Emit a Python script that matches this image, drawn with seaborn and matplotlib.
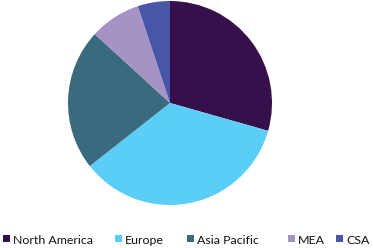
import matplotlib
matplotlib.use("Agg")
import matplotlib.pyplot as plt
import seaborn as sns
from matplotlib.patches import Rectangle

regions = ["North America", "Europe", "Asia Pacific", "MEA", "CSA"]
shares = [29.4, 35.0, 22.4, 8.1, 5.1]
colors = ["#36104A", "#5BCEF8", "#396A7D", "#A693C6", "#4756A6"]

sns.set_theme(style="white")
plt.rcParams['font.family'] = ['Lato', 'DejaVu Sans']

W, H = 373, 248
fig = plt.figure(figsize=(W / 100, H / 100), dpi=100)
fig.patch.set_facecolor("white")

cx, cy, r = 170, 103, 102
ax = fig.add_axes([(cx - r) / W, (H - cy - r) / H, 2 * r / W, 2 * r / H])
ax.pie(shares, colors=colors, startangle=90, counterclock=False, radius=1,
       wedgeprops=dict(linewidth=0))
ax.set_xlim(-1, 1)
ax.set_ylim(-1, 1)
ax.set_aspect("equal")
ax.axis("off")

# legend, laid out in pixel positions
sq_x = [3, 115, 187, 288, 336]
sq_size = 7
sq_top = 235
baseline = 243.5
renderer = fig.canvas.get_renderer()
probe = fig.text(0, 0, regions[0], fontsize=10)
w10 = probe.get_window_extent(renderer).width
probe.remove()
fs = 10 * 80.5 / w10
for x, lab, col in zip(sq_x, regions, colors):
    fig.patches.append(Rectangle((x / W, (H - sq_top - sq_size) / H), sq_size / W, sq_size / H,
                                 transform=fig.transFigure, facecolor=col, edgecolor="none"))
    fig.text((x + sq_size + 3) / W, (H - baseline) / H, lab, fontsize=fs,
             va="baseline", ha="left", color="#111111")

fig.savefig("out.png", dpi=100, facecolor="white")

- **Brief**:
All of the lines above should be printed exactly, minus the pictures.

- **Exercise result**:
Emit a Python script that matches this image, drawn with seaborn and matplotlib.
import matplotlib
matplotlib.use("Agg")
import matplotlib.pyplot as plt
import seaborn as sns
from matplotlib.patches import Rectangle

regions = ["North America", "Europe", "Asia Pacific", "MEA", "CSA"]
shares = [29.4, 35.0, 22.4, 8.1, 5.1]
colors = ["#36104A", "#5BCEF8", "#396A7D", "#A693C6", "#4756A6"]

sns.set_theme(style="white")
plt.rcParams['font.family'] = ['Lato', 'DejaVu Sans']

W, H = 373, 248
fig = plt.figure(figsize=(W / 100, H / 100), dpi=100)
fig.patch.set_facecolor("white")

cx, cy, r = 170, 103, 102
ax = fig.add_axes([(cx - r) / W, (H - cy - r) / H, 2 * r / W, 2 * r / H])
ax.pie(shares, colors=colors, startangle=90, counterclock=False, radius=1,
       wedgeprops=dict(linewidth=0))
ax.set_xlim(-1, 1)
ax.set_ylim(-1, 1)
ax.set_aspect("equal")
ax.axis("off")

# legend, laid out in pixel positions
sq_x = [3, 115, 187, 288, 336]
sq_size = 7
sq_top = 235
baseline = 243.5
renderer = fig.canvas.get_renderer()
probe = fig.text(0, 0, regions[0], fontsize=10)
w10 = probe.get_window_extent(renderer).width
probe.remove()
fs = 10 * 80.5 / w10
for x, lab, col in zip(sq_x, regions, colors):
    fig.patches.append(Rectangle((x / W, (H - sq_top - sq_size) / H), sq_size / W, sq_size / H,
                                 transform=fig.transFigure, facecolor=col, edgecolor="none"))
    fig.text((x + sq_size + 3) / W, (H - baseline) / H, lab, fontsize=fs,
             va="baseline", ha="left", color="#111111")

fig.savefig("out.png", dpi=100, facecolor="white")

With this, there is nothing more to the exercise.